Output the full listing below exactly as it reads, and skip anything that is a picture.

=== GIVEN INFORMATION ===
━━━━━━━━━━

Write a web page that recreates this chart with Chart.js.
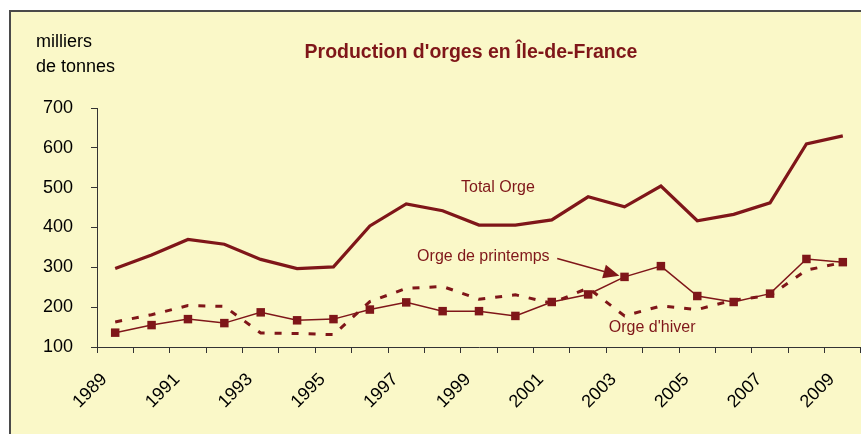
<!DOCTYPE html>
<html>
<head>
<meta charset="utf-8">
<script src="https://cdn.jsdelivr.net/npm/chart.js@4/dist/chart.umd.min.js"></script>
<style>
  html, body { margin: 0; padding: 0; background: #ffffff; width: 861px; height: 434px; overflow: hidden; }
  #frame { position: absolute; left: 9px; top: 10px; width: 900px; height: 460px;
           background: #FAF8C8; border-left: 2px solid #4a4a4a; border-top: 2px solid #4a4a4a; }
  #c { position: absolute; left: 0; top: 0; }
</style>
</head>
<body>
<div id="frame"></div>
<canvas id="c" width="867" height="434"></canvas>
<script>
// ---- data ----
const years = ['1989','1990','1991','1992','1993','1994','1995','1996','1997','1998','1999',
               '2000','2001','2002','2003','2004','2005','2006','2007','2008','2009'];
const totalOrge = [297, 331, 370, 358, 320, 297, 301, 404, 459, 442, 406,
                   406, 419, 477, 452, 504, 417, 433, 462, 610, 630];
const orgePrintemps = [136, 155, 170, 160, 187, 167, 170, 194, 212, 190, 190,
                       178, 213, 232, 276, 303, 228, 213, 234, 321, 313];
const orgeHiver = [163, 181, 204, 202, 135, 134, 131, 214, 247, 252, 220,
                   231, 210, 248, 178, 203, 194, 218, 229, 293, 312];
const yTicks = [100, 200, 300, 400, 500, 600, 700];
const titleText = "Production d'orges en Île-de-France";
const unitLines = ['milliers', 'de tonnes'];
// series labels placed in data coordinates [category index, value]
const seriesLabels = [
  { text: 'Total Orge', at: [10.52, 499] },
  { text: 'Orge de printemps', at: [10.12, 328] },
  { text: "Orge d'hiver", at: [14.76, 148] }
];
const arrowFrom = [12.15, 322];
const arrowTo = [13.86, 279];

const RED = '#7F1619';
const FONT = '"Liberation Sans", Arial, Helvetica, sans-serif';

const textPlugin = {
  id: 'texts',
  afterDraw(chart) {
    const { ctx, scales: { x, y } } = chart;
    ctx.save();
    // title
    ctx.fillStyle = RED;
    ctx.font = 'bold 19.5px ' + FONT;
    ctx.textAlign = 'center';
    ctx.textBaseline = 'alphabetic';
    ctx.fillText(titleText, 471, 58);
    // unit
    ctx.fillStyle = '#000000';
    ctx.font = '18px ' + FONT;
    ctx.textAlign = 'left';
    ctx.fillText(unitLines[0], 36, 46.5);
    ctx.fillText(unitLines[1], 36, 71.5);
    // series labels
    ctx.fillStyle = RED;
    ctx.font = '16px ' + FONT;
    ctx.textAlign = 'center';
    ctx.textBaseline = 'middle';
    for (const l of seriesLabels) {
      ctx.fillText(l.text, x.getPixelForValue(l.at[0]), y.getPixelForValue(l.at[1]));
    }
    // arrow
    const x0 = x.getPixelForValue(arrowFrom[0]), y0 = y.getPixelForValue(arrowFrom[1]);
    const x1 = x.getPixelForValue(arrowTo[0]), y1 = y.getPixelForValue(arrowTo[1]);
    const ang = Math.atan2(y1 - y0, x1 - x0);
    const hl = 16, hw = 7;
    const bx = x1 - hl * Math.cos(ang), by = y1 - hl * Math.sin(ang);
    ctx.strokeStyle = RED;
    ctx.lineWidth = 1.5;
    ctx.beginPath();
    ctx.moveTo(x0, y0);
    ctx.lineTo(bx, by);
    ctx.stroke();
    ctx.beginPath();
    ctx.moveTo(x1, y1);
    ctx.lineTo(bx + hw * Math.sin(ang), by - hw * Math.cos(ang));
    ctx.lineTo(bx - hw * Math.sin(ang), by + hw * Math.cos(ang));
    ctx.closePath();
    ctx.fill();
    ctx.restore();
  }
};

new Chart(document.getElementById('c'), {
  type: 'line',
  data: {
    labels: years,
    datasets: [
      {
        label: 'Orge de printemps',
        data: orgePrintemps,
        borderColor: RED,
        backgroundColor: RED,
        borderWidth: 1.5,
        pointStyle: 'rect',
        pointRadius: 6,
        pointBorderWidth: 0,
        pointBackgroundColor: RED,
        tension: 0
      },
      {
        label: "Orge d'hiver",
        data: orgeHiver,
        borderColor: RED,
        borderWidth: 3,
        borderDash: [7, 10],
        pointRadius: 0,
        tension: 0
      },
      {
        label: 'Total Orge',
        data: totalOrge,
        borderColor: RED,
        borderWidth: 3.2,
        pointRadius: 0,
        tension: 0
      }
    ]
  },
  options: {
    responsive: false,
    animation: false,
    devicePixelRatio: 1,
    layout: { padding: { top: 108, left: 0, right: 0, bottom: 0 } },
    plugins: { legend: { display: false }, tooltip: { enabled: false }, title: { display: false } },
    scales: {
      x: {
        type: 'category',
        offset: true,
        grid: { offset: true, drawOnChartArea: false, drawTicks: true, tickLength: 6, color: '#333333', lineWidth: 1 },
        border: { display: true, color: '#333333', width: 1 },
        ticks: {
          autoSkip: false,
          minRotation: 45,
          maxRotation: 45,
          padding: 16,
          labelOffset: -11,
          color: '#000000',
          font: { family: FONT, size: 18 },
          callback: function (val, idx) { return idx % 2 === 0 ? years[idx] : ''; }
        },
        afterFit(scale) { scale.height = 87; scale.paddingLeft = 0; scale.paddingRight = 0; }
      },
      y: {
        min: 100,
        max: 700,
        afterBuildTicks(scale) { scale.ticks = yTicks.map(v => ({ value: v })); },
        grid: { drawOnChartArea: false, drawTicks: true, tickLength: 6, color: '#333333', lineWidth: 1 },
        border: { display: true, color: '#333333', width: 1 },
        ticks: {
          padding: 18,
          color: '#000000',
          font: { family: FONT, size: 18 }
        },
        afterFit(scale) { scale.width = 97; scale.paddingTop = 0; scale.paddingBottom = 0; }
      }
    }
  },
  plugins: [textPlugin]
});
</script>
</body>
</html>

━━━━━━━━━━

=== TASK SOLUTION ===
Write a web page that recreates this chart with Chart.js.
<!DOCTYPE html>
<html>
<head>
<meta charset="utf-8">
<script src="https://cdn.jsdelivr.net/npm/chart.js@4/dist/chart.umd.min.js"></script>
<style>
  html, body { margin: 0; padding: 0; background: #ffffff; width: 861px; height: 434px; overflow: hidden; }
  #frame { position: absolute; left: 9px; top: 10px; width: 900px; height: 460px;
           background: #FAF8C8; border-left: 2px solid #4a4a4a; border-top: 2px solid #4a4a4a; }
  #c { position: absolute; left: 0; top: 0; }
</style>
</head>
<body>
<div id="frame"></div>
<canvas id="c" width="867" height="434"></canvas>
<script>
// ---- data ----
const years = ['1989','1990','1991','1992','1993','1994','1995','1996','1997','1998','1999',
               '2000','2001','2002','2003','2004','2005','2006','2007','2008','2009'];
const totalOrge = [297, 331, 370, 358, 320, 297, 301, 404, 459, 442, 406,
                   406, 419, 477, 452, 504, 417, 433, 462, 610, 630];
const orgePrintemps = [136, 155, 170, 160, 187, 167, 170, 194, 212, 190, 190,
                       178, 213, 232, 276, 303, 228, 213, 234, 321, 313];
const orgeHiver = [163, 181, 204, 202, 135, 134, 131, 214, 247, 252, 220,
                   231, 210, 248, 178, 203, 194, 218, 229, 293, 312];
const yTicks = [100, 200, 300, 400, 500, 600, 700];
const titleText = "Production d'orges en Île-de-France";
const unitLines = ['milliers', 'de tonnes'];
// series labels placed in data coordinates [category index, value]
const seriesLabels = [
  { text: 'Total Orge', at: [10.52, 499] },
  { text: 'Orge de printemps', at: [10.12, 328] },
  { text: "Orge d'hiver", at: [14.76, 148] }
];
const arrowFrom = [12.15, 322];
const arrowTo = [13.86, 279];

const RED = '#7F1619';
const FONT = '"Liberation Sans", Arial, Helvetica, sans-serif';

const textPlugin = {
  id: 'texts',
  afterDraw(chart) {
    const { ctx, scales: { x, y } } = chart;
    ctx.save();
    // title
    ctx.fillStyle = RED;
    ctx.font = 'bold 19.5px ' + FONT;
    ctx.textAlign = 'center';
    ctx.textBaseline = 'alphabetic';
    ctx.fillText(titleText, 471, 58);
    // unit
    ctx.fillStyle = '#000000';
    ctx.font = '18px ' + FONT;
    ctx.textAlign = 'left';
    ctx.fillText(unitLines[0], 36, 46.5);
    ctx.fillText(unitLines[1], 36, 71.5);
    // series labels
    ctx.fillStyle = RED;
    ctx.font = '16px ' + FONT;
    ctx.textAlign = 'center';
    ctx.textBaseline = 'middle';
    for (const l of seriesLabels) {
      ctx.fillText(l.text, x.getPixelForValue(l.at[0]), y.getPixelForValue(l.at[1]));
    }
    // arrow
    const x0 = x.getPixelForValue(arrowFrom[0]), y0 = y.getPixelForValue(arrowFrom[1]);
    const x1 = x.getPixelForValue(arrowTo[0]), y1 = y.getPixelForValue(arrowTo[1]);
    const ang = Math.atan2(y1 - y0, x1 - x0);
    const hl = 16, hw = 7;
    const bx = x1 - hl * Math.cos(ang), by = y1 - hl * Math.sin(ang);
    ctx.strokeStyle = RED;
    ctx.lineWidth = 1.5;
    ctx.beginPath();
    ctx.moveTo(x0, y0);
    ctx.lineTo(bx, by);
    ctx.stroke();
    ctx.beginPath();
    ctx.moveTo(x1, y1);
    ctx.lineTo(bx + hw * Math.sin(ang), by - hw * Math.cos(ang));
    ctx.lineTo(bx - hw * Math.sin(ang), by + hw * Math.cos(ang));
    ctx.closePath();
    ctx.fill();
    ctx.restore();
  }
};

new Chart(document.getElementById('c'), {
  type: 'line',
  data: {
    labels: years,
    datasets: [
      {
        label: 'Orge de printemps',
        data: orgePrintemps,
        borderColor: RED,
        backgroundColor: RED,
        borderWidth: 1.5,
        pointStyle: 'rect',
        pointRadius: 6,
        pointBorderWidth: 0,
        pointBackgroundColor: RED,
        tension: 0
      },
      {
        label: "Orge d'hiver",
        data: orgeHiver,
        borderColor: RED,
        borderWidth: 3,
        borderDash: [7, 10],
        pointRadius: 0,
        tension: 0
      },
      {
        label: 'Total Orge',
        data: totalOrge,
        borderColor: RED,
        borderWidth: 3.2,
        pointRadius: 0,
        tension: 0
      }
    ]
  },
  options: {
    responsive: false,
    animation: false,
    devicePixelRatio: 1,
    layout: { padding: { top: 108, left: 0, right: 0, bottom: 0 } },
    plugins: { legend: { display: false }, tooltip: { enabled: false }, title: { display: false } },
    scales: {
      x: {
        type: 'category',
        offset: true,
        grid: { offset: true, drawOnChartArea: false, drawTicks: true, tickLength: 6, color: '#333333', lineWidth: 1 },
        border: { display: true, color: '#333333', width: 1 },
        ticks: {
          autoSkip: false,
          minRotation: 45,
          maxRotation: 45,
          padding: 16,
          labelOffset: -11,
          color: '#000000',
          font: { family: FONT, size: 18 },
          callback: function (val, idx) { return idx % 2 === 0 ? years[idx] : ''; }
        },
        afterFit(scale) { scale.height = 87; scale.paddingLeft = 0; scale.paddingRight = 0; }
      },
      y: {
        min: 100,
        max: 700,
        afterBuildTicks(scale) { scale.ticks = yTicks.map(v => ({ value: v })); },
        grid: { drawOnChartArea: false, drawTicks: true, tickLength: 6, color: '#333333', lineWidth: 1 },
        border: { display: true, color: '#333333', width: 1 },
        ticks: {
          padding: 18,
          color: '#000000',
          font: { family: FONT, size: 18 }
        },
        afterFit(scale) { scale.width = 97; scale.paddingTop = 0; scale.paddingBottom = 0; }
      }
    }
  },
  plugins: [textPlugin]
});
</script>
</body>
</html>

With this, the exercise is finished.